Let’s say I would use:

def set_seeds(seed: int=42):
    """Sets random sets for torch operations.

    Args:
        seed (int, optional): Random seed to set. Defaults to 42.
    """
    # Set the seed for general torch operations
    torch.manual_seed(seed)
    # Set the seed for CUDA torch operations (ones that happen on the GPU)
    torch.cuda.manual_seed(seed)

togehter with the DataLoader:

train_dataloader = DataLoader(dataset=train_data,
                               collate_fn=None,
                               batch_size=None, # how many samples per batch?
                               num_workers=1, # how many subprocesses to use for data loading? (higher = more)
                               shuffle=True,
                               pin_memory=True)

Prob. I will also splitt the Data (train, val).

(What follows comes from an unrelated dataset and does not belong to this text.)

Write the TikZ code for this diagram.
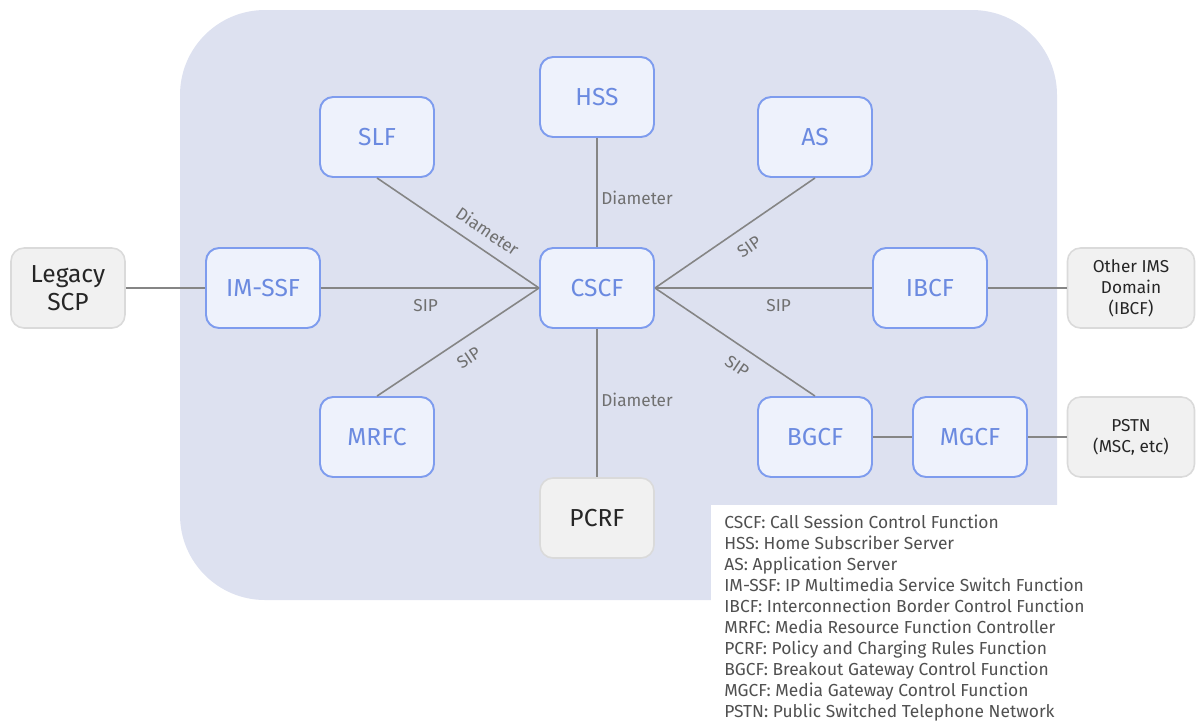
\documentclass[tikz,border=0pt]{standalone}
\usepackage{fontspec}
\setmainfont{Fira Sans}
\usepackage{tikz}
\definecolor{imsbg}{HTML}{DDE1F0}
\definecolor{funcline}{HTML}{7E9CEE}
\definecolor{funcfill}{HTML}{EEF2FC}
\definecolor{functext}{HTML}{6B8AE0}
\definecolor{extfill}{HTML}{F1F1F1}
\definecolor{extline}{HTML}{DADADA}
\definecolor{linkgray}{HTML}{858585}
\definecolor{labgray}{HTML}{707070}
\definecolor{legtext}{HTML}{505050}

\begin{document}
\begin{tikzpicture}[x=0.02cm, y=-0.02cm,
  func/.style={draw=funcline, line width=1.1pt, fill=funcfill, text=functext, rounded corners=0.26cm,
    minimum width=2.28cm, minimum height=1.6cm, font=\fontsize{14}{16}\selectfont},
  ext/.style={draw=extline, line width=0.9pt, fill=extfill, text=black!85, rounded corners=0.26cm,
    minimum width=2.28cm, minimum height=1.6cm, align=center, font=\fontsize{14}{16}\selectfont},
  extsmall/.style={ext, minimum width=2.54cm, font=\fontsize{9.8}{12}\selectfont},
  link/.style={draw=linkgray, line width=0.9pt},
  lab/.style={text=labgray, font=\fontsize{9.8}{11}\selectfont, inner sep=2pt}]
\useasboundingbox (0,0) rectangle (1196,725);
% IMS domain
\fill [imsbg, rounded corners=1.7cm] (180,10) rectangle (1057,600);
\fill [white] (711,505) rectangle (1196,725);
% functions
\node [func] (hss) at (597,97) {HSS};
\node [func] (slf) at (377,137) {SLF};
\node [func] (as) at (815,137) {AS};
\node [func] (imssf) at (263,288) {IM-SSF};
\node [func] (cscf) at (597,288) {CSCF};
\node [func] (ibcf) at (930,288) {IBCF};
\node [func] (mrfc) at (377,437) {MRFC};
\node [func] (bgcf) at (815,437) {BGCF};
\node [func] (mgcf) at (970,437) {MGCF};
\node [ext] (pcrf) at (597,518) {PCRF};
% outside
\node [ext] (scp) at (68,288) {Legacy\\SCP};
\node [extsmall] (other) at (1131,288) {Other IMS\\Domain\\(IBCF)};
\node [extsmall] (pstn) at (1131,437) {PSTN\\(MSC, etc)};
% links
\draw [link] (slf.south) -- node [lab, sloped, above=4pt, pos=0.62] {Diameter} (cscf.west);
\draw [link] (hss.south) -- node [lab, right, pos=0.55] {Diameter} (cscf.north);
\draw [link] (imssf.east) -- node [lab, below=4pt, pos=0.48] {SIP} (cscf.west);
\draw [link] (mrfc.north) -- node [lab, sloped, below=5pt, pos=0.5] {SIP} (cscf.west);
\draw [link] (cscf.east) -- node [lab, sloped, below=5pt, pos=0.52] {SIP} (as.south);
\draw [link] (cscf.east) -- node [lab, below=4pt, pos=0.57] {SIP} (ibcf.west);
\draw [link] (cscf.east) -- node [lab, sloped, below=5pt, pos=0.58] {SIP} (bgcf.north);
\draw [link] (cscf.south) -- node [lab, right, pos=0.48] {Diameter} (pcrf.north);
\draw [link] (scp.east) -- (imssf.west);
\draw [link] (ibcf.east) -- (other.west);
\draw [link] (bgcf.east) -- (mgcf.west);
\draw [link] (mgcf.east) -- (pstn.west);
% legend
\node [anchor=north west, align=left, inner sep=0pt, text=legtext, font=\fontsize{9.9}{11.9}\selectfont] (legend) at (724,515) {%
CSCF: Call Session Control Function\\
HSS: Home Subscriber Server\\
AS: Application Server\\
IM-SSF: IP Multimedia Service Switch Function\\
IBCF: Interconnection Border Control Function\\
MRFC: Media Resource Function Controller\\
PCRF: Policy and Charging Rules Function\\
BGCF: Breakout Gateway Control Function\\
MGCF: Media Gateway Control Function\\
PSTN: Public Switched Telephone Network};
\end{tikzpicture}
\end{document}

How do I get the order of images keep being the same?

Since my problem with the DataLoader (Wrong/different image shapes after DataLoader; bug in DL?) it seems that I have to use shuffle.

ptrblck · March 2, 2023, 10:06am

Seeding the code before iterating the DataLoader or rather before the iterator is created should work for a simple Dataset as seen here:

dataset = TensorDataset(torch.arange(40).view(-1, 1))
loader = DataLoader(dataset, num_workers=2, shuffle=True, batch_size=10)

torch.manual_seed(2809)
for data in loader:
    print(data)
    
torch.manual_seed(2809)
for data in loader:
    print(data)
    
torch.manual_seed(2809)
iter_loader = iter(loader)
while True:
    try:
        data = next(iter_loader)
        print(data)
    except StopIteration:
        print("Done")
        break

In case you are using 3rd party libraries inside your Dataset.__getitem__ you might need to seed these in the worker_init_fn if you are using multiple workers.